The closed form I found in Wolfram Alpha includes subtracting some factorials, so is not a keen indicator of growth. I tried bounding this using the Gamma function: It is $\le \int_0^n x\Gamma(n-x+1)$, but I am not sure what I can do from here.

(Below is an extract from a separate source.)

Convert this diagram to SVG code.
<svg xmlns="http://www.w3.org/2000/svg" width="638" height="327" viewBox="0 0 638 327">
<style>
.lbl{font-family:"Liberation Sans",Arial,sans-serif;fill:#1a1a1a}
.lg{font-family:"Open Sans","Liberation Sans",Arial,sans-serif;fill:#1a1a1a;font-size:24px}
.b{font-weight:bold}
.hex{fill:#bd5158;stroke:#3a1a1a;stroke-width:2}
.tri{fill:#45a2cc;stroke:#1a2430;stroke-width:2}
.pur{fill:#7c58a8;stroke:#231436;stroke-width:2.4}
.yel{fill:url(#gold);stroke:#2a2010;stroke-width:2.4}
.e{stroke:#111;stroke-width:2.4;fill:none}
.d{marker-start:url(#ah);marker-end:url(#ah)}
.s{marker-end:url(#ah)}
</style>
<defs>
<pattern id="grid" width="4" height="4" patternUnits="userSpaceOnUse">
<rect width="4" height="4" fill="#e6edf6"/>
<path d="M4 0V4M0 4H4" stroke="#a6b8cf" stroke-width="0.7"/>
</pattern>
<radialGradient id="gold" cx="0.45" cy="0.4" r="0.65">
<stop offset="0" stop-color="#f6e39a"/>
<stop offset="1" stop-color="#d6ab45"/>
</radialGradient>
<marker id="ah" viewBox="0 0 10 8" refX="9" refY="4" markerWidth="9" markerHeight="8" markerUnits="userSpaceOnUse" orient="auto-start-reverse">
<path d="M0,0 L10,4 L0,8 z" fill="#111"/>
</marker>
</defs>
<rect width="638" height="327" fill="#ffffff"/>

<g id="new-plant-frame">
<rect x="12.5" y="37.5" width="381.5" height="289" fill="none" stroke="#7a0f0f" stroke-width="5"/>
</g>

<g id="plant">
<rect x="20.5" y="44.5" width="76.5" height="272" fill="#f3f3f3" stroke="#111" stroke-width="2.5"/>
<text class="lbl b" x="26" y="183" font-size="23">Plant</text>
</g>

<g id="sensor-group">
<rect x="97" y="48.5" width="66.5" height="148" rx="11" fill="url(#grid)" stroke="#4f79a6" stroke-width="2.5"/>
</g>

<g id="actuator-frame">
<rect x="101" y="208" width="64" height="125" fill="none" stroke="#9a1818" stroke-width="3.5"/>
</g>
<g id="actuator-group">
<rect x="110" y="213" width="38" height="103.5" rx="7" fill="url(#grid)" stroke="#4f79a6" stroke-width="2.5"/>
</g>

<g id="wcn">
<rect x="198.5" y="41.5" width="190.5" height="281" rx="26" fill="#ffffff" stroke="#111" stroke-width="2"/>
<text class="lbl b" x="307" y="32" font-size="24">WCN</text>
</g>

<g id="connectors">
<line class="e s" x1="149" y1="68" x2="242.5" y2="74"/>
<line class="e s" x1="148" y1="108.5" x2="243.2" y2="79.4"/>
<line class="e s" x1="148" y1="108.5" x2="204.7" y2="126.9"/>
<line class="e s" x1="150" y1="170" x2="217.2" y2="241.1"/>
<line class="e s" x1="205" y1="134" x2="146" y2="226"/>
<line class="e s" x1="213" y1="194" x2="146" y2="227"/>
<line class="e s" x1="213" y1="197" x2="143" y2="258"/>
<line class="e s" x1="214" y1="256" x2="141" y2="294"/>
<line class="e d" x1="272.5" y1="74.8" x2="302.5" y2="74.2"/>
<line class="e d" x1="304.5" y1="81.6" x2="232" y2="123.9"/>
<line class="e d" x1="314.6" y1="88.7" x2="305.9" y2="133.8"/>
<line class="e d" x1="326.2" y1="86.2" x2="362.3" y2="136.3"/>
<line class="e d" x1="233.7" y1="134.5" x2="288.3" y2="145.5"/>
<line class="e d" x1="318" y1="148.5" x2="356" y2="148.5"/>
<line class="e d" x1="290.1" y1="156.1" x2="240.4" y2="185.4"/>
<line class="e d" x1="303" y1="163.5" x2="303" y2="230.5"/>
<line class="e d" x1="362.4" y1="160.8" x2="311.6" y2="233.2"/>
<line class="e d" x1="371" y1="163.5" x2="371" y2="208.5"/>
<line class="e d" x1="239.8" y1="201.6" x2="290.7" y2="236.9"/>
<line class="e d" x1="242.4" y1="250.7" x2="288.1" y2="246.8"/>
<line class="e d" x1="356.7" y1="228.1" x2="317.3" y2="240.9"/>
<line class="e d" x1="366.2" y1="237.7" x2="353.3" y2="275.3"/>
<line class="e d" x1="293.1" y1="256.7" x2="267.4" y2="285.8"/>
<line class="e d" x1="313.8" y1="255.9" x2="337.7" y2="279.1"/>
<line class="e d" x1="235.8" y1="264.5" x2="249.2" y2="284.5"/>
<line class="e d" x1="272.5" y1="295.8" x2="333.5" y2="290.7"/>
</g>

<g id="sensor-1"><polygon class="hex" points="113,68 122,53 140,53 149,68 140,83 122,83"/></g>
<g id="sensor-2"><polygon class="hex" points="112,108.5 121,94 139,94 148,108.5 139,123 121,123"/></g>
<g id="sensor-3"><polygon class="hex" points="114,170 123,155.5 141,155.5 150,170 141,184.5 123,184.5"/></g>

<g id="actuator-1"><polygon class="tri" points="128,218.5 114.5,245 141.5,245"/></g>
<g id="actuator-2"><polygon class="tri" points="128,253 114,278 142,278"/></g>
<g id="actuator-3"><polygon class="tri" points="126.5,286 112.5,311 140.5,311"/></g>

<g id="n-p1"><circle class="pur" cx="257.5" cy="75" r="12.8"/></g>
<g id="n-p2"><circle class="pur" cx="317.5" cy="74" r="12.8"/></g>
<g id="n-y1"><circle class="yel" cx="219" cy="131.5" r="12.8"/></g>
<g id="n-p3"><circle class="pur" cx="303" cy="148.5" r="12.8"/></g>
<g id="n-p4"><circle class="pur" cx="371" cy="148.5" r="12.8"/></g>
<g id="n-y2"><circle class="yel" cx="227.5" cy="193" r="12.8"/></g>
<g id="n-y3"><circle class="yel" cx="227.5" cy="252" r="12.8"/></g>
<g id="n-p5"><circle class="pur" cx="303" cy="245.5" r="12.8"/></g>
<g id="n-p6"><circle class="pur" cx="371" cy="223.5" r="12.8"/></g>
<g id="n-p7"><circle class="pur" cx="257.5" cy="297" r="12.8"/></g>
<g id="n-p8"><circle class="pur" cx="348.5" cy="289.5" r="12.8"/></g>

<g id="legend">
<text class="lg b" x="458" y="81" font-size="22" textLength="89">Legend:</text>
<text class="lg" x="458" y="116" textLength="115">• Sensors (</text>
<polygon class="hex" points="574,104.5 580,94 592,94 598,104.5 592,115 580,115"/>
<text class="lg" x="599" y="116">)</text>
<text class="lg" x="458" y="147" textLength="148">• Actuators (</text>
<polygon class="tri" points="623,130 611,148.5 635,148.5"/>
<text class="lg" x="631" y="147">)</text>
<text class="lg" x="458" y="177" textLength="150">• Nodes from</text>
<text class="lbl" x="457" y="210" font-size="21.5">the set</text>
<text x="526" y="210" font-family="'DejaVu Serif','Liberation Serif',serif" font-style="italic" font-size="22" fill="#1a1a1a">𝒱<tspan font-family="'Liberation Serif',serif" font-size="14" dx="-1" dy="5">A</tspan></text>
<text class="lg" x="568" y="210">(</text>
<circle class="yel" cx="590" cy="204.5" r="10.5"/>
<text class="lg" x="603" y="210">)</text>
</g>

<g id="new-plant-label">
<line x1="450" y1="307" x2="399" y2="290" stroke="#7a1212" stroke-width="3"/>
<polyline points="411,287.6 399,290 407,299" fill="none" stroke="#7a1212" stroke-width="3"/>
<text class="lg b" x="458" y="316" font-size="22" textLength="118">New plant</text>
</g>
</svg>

Where does this crop up? Well, it is the expected stopping time to a common "puzzle" question.

Answer 1

We can rewrite the series as $$\sum_{k = 0}^n k(n-k)! = \sum_{k = 0}^n (n-k)k! = n\sum_{k = 0}^n k! - \sum_{k=0}^n k \cdot k! = n\sum_{k = 0}^n k! - (n+1)!+1$$ where the last equality follows from the identity $\sum_{i = 0}^n k \cdot k! = (n+1)! - 1$. If this post is to be believed, we have an asymptotic expansion

$$ \sum_{k = 0}^n k! = n!\left(1 + \frac{1}{n} + \frac{1}{n^2} + O\left(\frac{1}{n^3}\right)\right)$$

Using these two observations to your series gives $$\frac{1}{n!}\sum_{k=0}^nk(n-k)! = n\left(1 + \frac{1}{n} + \frac{1}{n^2} + O\left(\frac{1}{n^3}\right)\right) - (n+1)+\frac{1}{n!} = \frac{1}{n} + O\left(\frac{1}{n^2}\right)$$

And hence as $n \to \infty$, the series goes to $0$.

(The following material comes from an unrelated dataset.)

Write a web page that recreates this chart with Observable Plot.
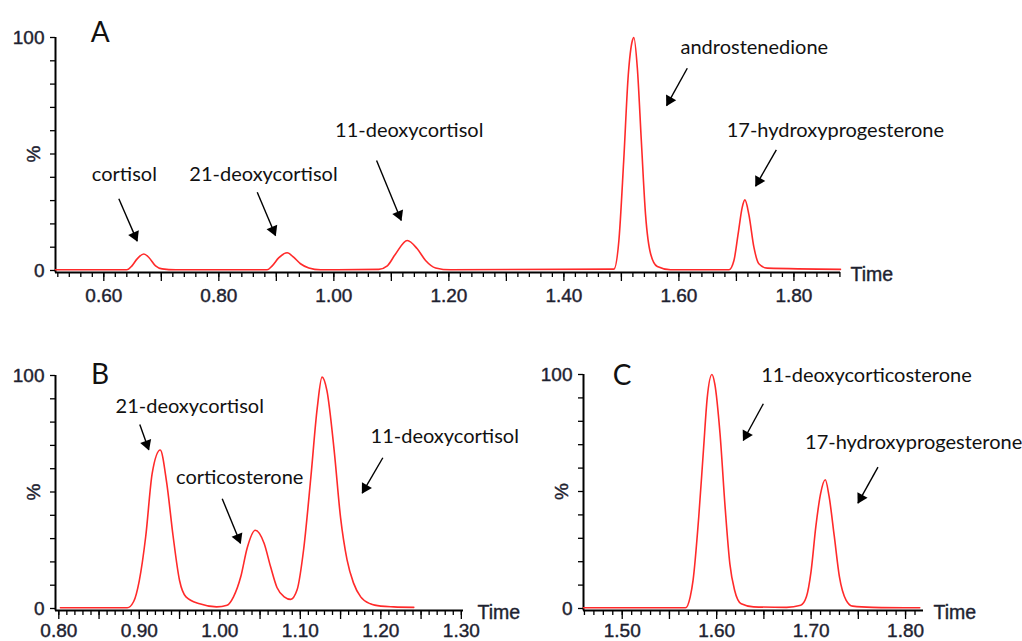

(Disclaimer: I don't really know much about asymptotic series, so some of my reasoning there may be off).

Answer 2

This sum is bounded above, and it's easy to show a crude estimate. Let

$$f_n(x) = \sum_{k=0}^n\,\frac{(n-k)!}{n!}\,x^k=\sum_{k=0}^n\,\frac{1}{\binom{n}k}\,\frac{x^k}{k!}.$$

Then

\begin{align} f_n'(x) = \sum_{k=0}^n\,\frac{k\,(n-k)!}{n!}\,x^k =\sum_{k=1}^n\,\frac{1}{\binom{n}k}\,\frac{x^{k-1}}{(k-1)!} &\leq \sum_{k=1}^n\,\frac{x^{k-1}}{(k-1)!}\\ &= \sum_{k=0}^{n-1}\,\frac{x^{k}}{k!}\\ &\leq \sum_{k=0}^{\infty}\,\frac{x^{k}}{k!}=\exp(x), \end{align}

and observe that this bound does not depend on $n$. Moreover, notice that $\frac{1}{n!} \sum_{k=0}^n k(n-k)! =$ $f'(1)$. It follows that

$$\frac{1}{n!} \sum_{k=0}^n k(n-k)! \leq e$$

Answer 3

As shown in the table below, the function $$f_n=\frac{1}{n!} \sum_{k=0}^n k\,(n-k)!$$ is decreasing as soon as $n>2$ $$\left( \begin{array}{ccc} n & f_n & f_n\approx \\ 0 & 0 & 0.00000 \\ 1 & 1 & 1.00000 \\ 2 & \frac{3}{2} & 1.50000 \\ 3 & \frac{7}{6} & 1.16667 \\ 4 & \frac{17}{24} & 0.70833 \\ 5 & \frac{17}{40} & 0.42500 \\ 6 & \frac{41}{144} & 0.28472 \\ 7 & \frac{1079}{5040} & 0.21409 \\ 8 & \frac{111}{640} & 0.17344 \\ 9 & \frac{53227}{362880} & 0.14668 \\ 10 & \frac{462341}{3628800} & 0.12741 \end{array} \right)$$ For the interval $2 \leq n \leq 100$, it seems that is varies "almost" as $$f_n=\frac{a+b n}{1+c n + d n^2}$$ A quick and dirty nonlinear regression gives $$\begin{array}{clclclclc} \text{} & \text{Estimate} & \text{Standard Error} \\ a & +0.106334 & 0.029581 \\ b & +0.155564 & 0.005736 \\ c & -0.740640 & 0.010730 \\ d & +0.189945 & 0.002423 \\ \end{array}$$

Edit

After Jack D'Aurizio's answer, which clearly shows the limit, we can get the expression for $f_n$ since $$\int_{0}^{+\infty}(n-k)x^k e^{-x}\,dx=(n-k)\, \Gamma (k+1)$$ making $$\sum_{k=0}^{n}(n-k)k! =-n\, \text{Subfactorial}[-1]-(-1)^n n\, \Gamma (n+2)\, \text{Subfactorial}[-n-2]-\Gamma (n+2)+1$$ where appears the subfactorial function and, as Jack D'Aurizio showed, this is $\ll (n-1)!$.

Answer 4

$$\sum_{k=0}^{n}(n-k)k! = \int_{0}^{+\infty}\sum_{k=0}^{n}(n-k)x^k e^{-x}\,dx =\int_{0}^{+\infty}\underbrace{\frac{n-(n+1)x+x^{n+1}}{(1-x)^2}}_{\ll x^{n-1}}e^{-x}\,dx$$ hence the LHS is $\ll (n-1)!$ and the wanted limit is clearly zero.